> Required task
Copy out the listing that follows, exact in every word, and skip the images.

> Supplied material
+-------+
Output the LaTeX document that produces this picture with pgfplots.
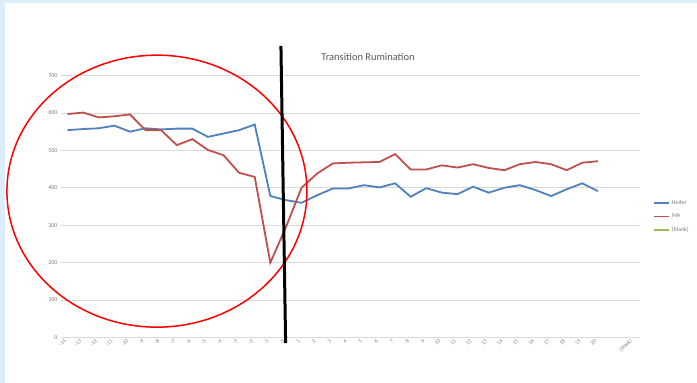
\documentclass[border=0pt]{standalone}
\usepackage{pgfplots}
\pgfplotsset{compat=1.18}
\usepackage{fontspec}
\setmainfont{Carlito}
\definecolor{bgblue}{HTML}{DCEEFB}
\definecolor{heifer}{HTML}{4F81BD}
\definecolor{ma}{HTML}{C0504D}
\definecolor{blankc}{HTML}{9BBB59}
\definecolor{gridc}{HTML}{D9D9D9}
\definecolor{txt}{HTML}{7F7F7F}
\definecolor{titlec}{HTML}{595959}

\begin{document}
\begin{tikzpicture}
\fill[bgblue] (0,0) rectangle (697bp,383bp);
\fill[white] (5bp,0) rectangle (697bp,380bp);
\begin{axis}[
  at={(61bp,45.5bp)}, anchor=south west,
  scale only axis, width=579bp, height=262bp,
  xmin=-14.42, xmax=22.7, ymin=0, ymax=700,
  axis line style={draw=none},
  tick style={draw=none},
  ytick={0,100,...,700},
  ymajorgrids, grid style={gridc, line width=0.8bp},
  xtick={-14,-13,...,20},
  extra x ticks={22.3}, extra x tick labels={(blank)},
  extra x tick style={grid=none},
  xticklabel style={rotate=45, anchor=east, font=\fontsize{5.5}{6}\selectfont, text=txt},
  yticklabel style={font=\fontsize{6}{7}\selectfont, text=txt},
  /pgf/number format/assume math mode=true,
  clip=false,
  legend style={at={(1.017,0.54)}, anchor=north west, draw=none, fill=none,
    font=\fontsize{6}{7}\selectfont, text=txt, row sep=4bp},
  legend cell align=left,
  legend image code/.code={\draw[#1] (0bp,0bp) -- (15bp,0bp);},
]
\addplot[heifer, line width=1.8bp] coordinates {
(-14,554) (-13,557) (-12,559) (-11,566) (-10,550) (-9,559) (-8,556) (-7,558) (-6,558)
(-5,536) (-4,545) (-3,554) (-2,569) (-1,378) (0,367) (1,360) (2,380) (3,398) (4,398)
(5,407) (6,401) (7,412) (8,376) (9,399) (10,387) (11,383) (12,403) (13,387) (14,400)
(15,407) (16,394) (17,378) (18,396) (19,412) (20,391)
};
\addlegendentry{Heifer}
\addplot[ma, line width=1.8bp] coordinates {
(-14,597) (-13,601) (-12,588) (-11,591) (-10,596) (-9,554) (-8,554) (-7,514) (-6,530)
(-5,501) (-4,487) (-3,440) (-2,429) (-1,200) (0,295) (1,400) (2,438) (3,465) (4,467)
(5,468) (6,469) (7,490) (8,449) (9,449) (10,460) (11,454) (12,463) (13,453) (14,447)
(15,463) (16,469) (17,463) (18,447) (19,467) (20,471)
};
\addlegendentry{MA}
\addlegendimage{blankc, line width=1.8bp}
\addlegendentry{(blank)}
\draw[red, line width=1.5bp] (axis cs:-8.27,391) ellipse [x radius=150bp, y radius=136bp];
\draw[black, line width=3bp] (axis cs:-0.32,779) -- (axis cs:-0.02,-15);
\node[text=titlec, font=\fontsize{10.5}{12}\selectfont] at (axis cs:5.26,749) {Transition Rumination};
\end{axis}
\pgfresetboundingbox
\useasboundingbox (0,0) rectangle (697bp,383bp);
\end{tikzpicture}
\end{document}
+-------+
> Written solution
Output the LaTeX document that produces this picture with pgfplots.
\documentclass[border=0pt]{standalone}
\usepackage{pgfplots}
\pgfplotsset{compat=1.18}
\usepackage{fontspec}
\setmainfont{Carlito}
\definecolor{bgblue}{HTML}{DCEEFB}
\definecolor{heifer}{HTML}{4F81BD}
\definecolor{ma}{HTML}{C0504D}
\definecolor{blankc}{HTML}{9BBB59}
\definecolor{gridc}{HTML}{D9D9D9}
\definecolor{txt}{HTML}{7F7F7F}
\definecolor{titlec}{HTML}{595959}

\begin{document}
\begin{tikzpicture}
\fill[bgblue] (0,0) rectangle (697bp,383bp);
\fill[white] (5bp,0) rectangle (697bp,380bp);
\begin{axis}[
  at={(61bp,45.5bp)}, anchor=south west,
  scale only axis, width=579bp, height=262bp,
  xmin=-14.42, xmax=22.7, ymin=0, ymax=700,
  axis line style={draw=none},
  tick style={draw=none},
  ytick={0,100,...,700},
  ymajorgrids, grid style={gridc, line width=0.8bp},
  xtick={-14,-13,...,20},
  extra x ticks={22.3}, extra x tick labels={(blank)},
  extra x tick style={grid=none},
  xticklabel style={rotate=45, anchor=east, font=\fontsize{5.5}{6}\selectfont, text=txt},
  yticklabel style={font=\fontsize{6}{7}\selectfont, text=txt},
  /pgf/number format/assume math mode=true,
  clip=false,
  legend style={at={(1.017,0.54)}, anchor=north west, draw=none, fill=none,
    font=\fontsize{6}{7}\selectfont, text=txt, row sep=4bp},
  legend cell align=left,
  legend image code/.code={\draw[#1] (0bp,0bp) -- (15bp,0bp);},
]
\addplot[heifer, line width=1.8bp] coordinates {
(-14,554) (-13,557) (-12,559) (-11,566) (-10,550) (-9,559) (-8,556) (-7,558) (-6,558)
(-5,536) (-4,545) (-3,554) (-2,569) (-1,378) (0,367) (1,360) (2,380) (3,398) (4,398)
(5,407) (6,401) (7,412) (8,376) (9,399) (10,387) (11,383) (12,403) (13,387) (14,400)
(15,407) (16,394) (17,378) (18,396) (19,412) (20,391)
};
\addlegendentry{Heifer}
\addplot[ma, line width=1.8bp] coordinates {
(-14,597) (-13,601) (-12,588) (-11,591) (-10,596) (-9,554) (-8,554) (-7,514) (-6,530)
(-5,501) (-4,487) (-3,440) (-2,429) (-1,200) (0,295) (1,400) (2,438) (3,465) (4,467)
(5,468) (6,469) (7,490) (8,449) (9,449) (10,460) (11,454) (12,463) (13,453) (14,447)
(15,463) (16,469) (17,463) (18,447) (19,467) (20,471)
};
\addlegendentry{MA}
\addlegendimage{blankc, line width=1.8bp}
\addlegendentry{(blank)}
\draw[red, line width=1.5bp] (axis cs:-8.27,391) ellipse [x radius=150bp, y radius=136bp];
\draw[black, line width=3bp] (axis cs:-0.32,779) -- (axis cs:-0.02,-15);
\node[text=titlec, font=\fontsize{10.5}{12}\selectfont] at (axis cs:5.26,749) {Transition Rumination};
\end{axis}
\pgfresetboundingbox
\useasboundingbox (0,0) rectangle (697bp,383bp);
\end{tikzpicture}
\end{document}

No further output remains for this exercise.